An insurance company assigns claims reserve to each file, reflecting its best estimate of the eventual settlement amount. Section (20) (a), (b) and (c) of Insurance Act 2003 requires insurance companies to make provisions that will cater for unexpired claims and outstanding claims. In order to re-awaken the industry through claims settlement, insurance companies should beef up claims reserve to cater for claims settlement when loss occurs.
Compliance with Section 25 (1) and (2) (a-g) of the Insurance Act 2003 regarding Protection of Policy holders Funds: Section 25 (1) and (2) (a-g) of the Insurance Act 2003, protects policyholders fund by directing the insurers on how to invest policyholders’ funds. Insurance companies should strictly comply with this provision of the Act at all times to enable them mitigate the risk of not been able to perform claims obligations when loss occurs as a result of inadequate investment of policyholder’s funds. Regulator: National Insurance Commission was established by Section 1(1) of NAICOM Act, 1997 to ensure the effective administration, supervision, regulation and control of Insurance business in Nigeria. Section 8 (a) of NAICOM Act, 1997 empowers the Commission to establish Complaints Bureau to which complaints against the insurance institution may be submitted by members of the public.
Section 31 (1) of NAICOM Act, 1997 established Inspectorate Department for the purpose of carrying out the supervisory functions of the Commission in respect of the insurance institutions. Section 49 (1) (b) of NAICOM ACT, 1997 and Section 101 of Insurance Act 2003 empowers the Commission to issue Guidelines to Insurance Institutions. The Commission had made numerous rules and regulations concerning the protection of policyholders to ensure that genuine claims are settled timely. The Commission had also established Complaints Bureau to which complaints against the insurance institution are submitted by members of the public and where complaints against insurance institutions are resolved. The Inspectorate Department of the Commission had carried out several inspections on insurance institutions to enhance insurance companies’ solvency so that claims will be settled timely. The Regulator should not relent in their functions. They should continue to make rules and regulations to enhance fair customer treatment as well as supervise the compliance of the regulations to ensure robust claims management system. This will assist to re-awake the insurance industry through claims settlement.
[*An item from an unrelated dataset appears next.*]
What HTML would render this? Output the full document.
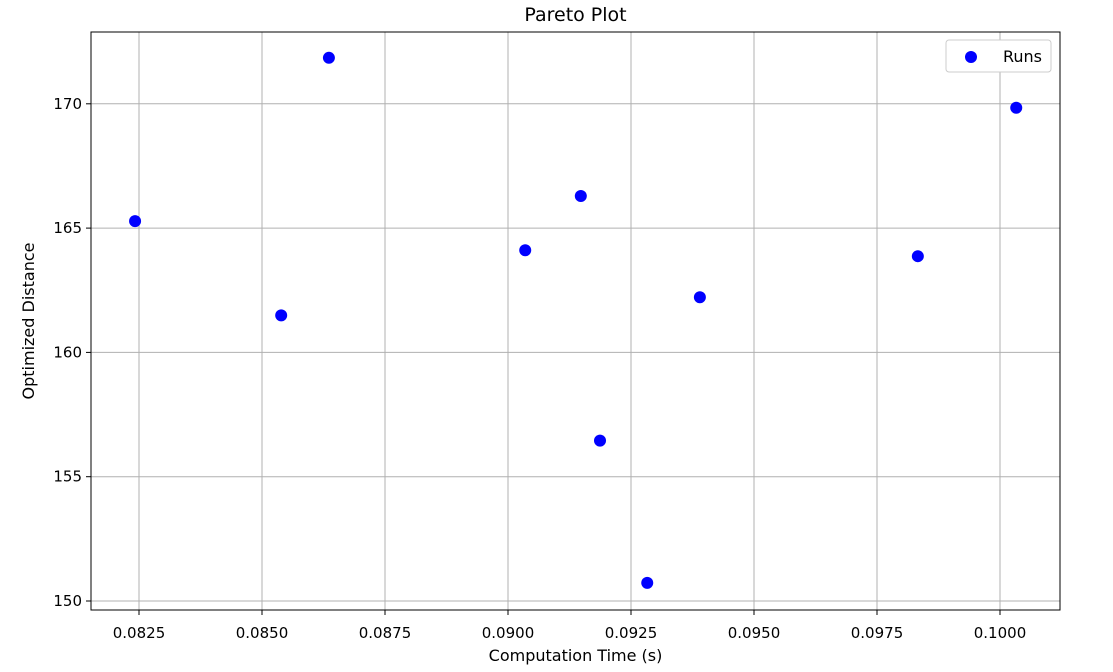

She said that lack of trust and confidence in the Nigerian insurance industry resulting from non-settlement of claims constitute one of the biggest challenges of the industry.
“Non settlement of claims have negatively impacted confidence in the industry. Thus, insurance companies should endeavor to settle claims promptly because Claims payment in insurance contract serves as spice that attracts potential policyholders to insurance patronage.” she concluded.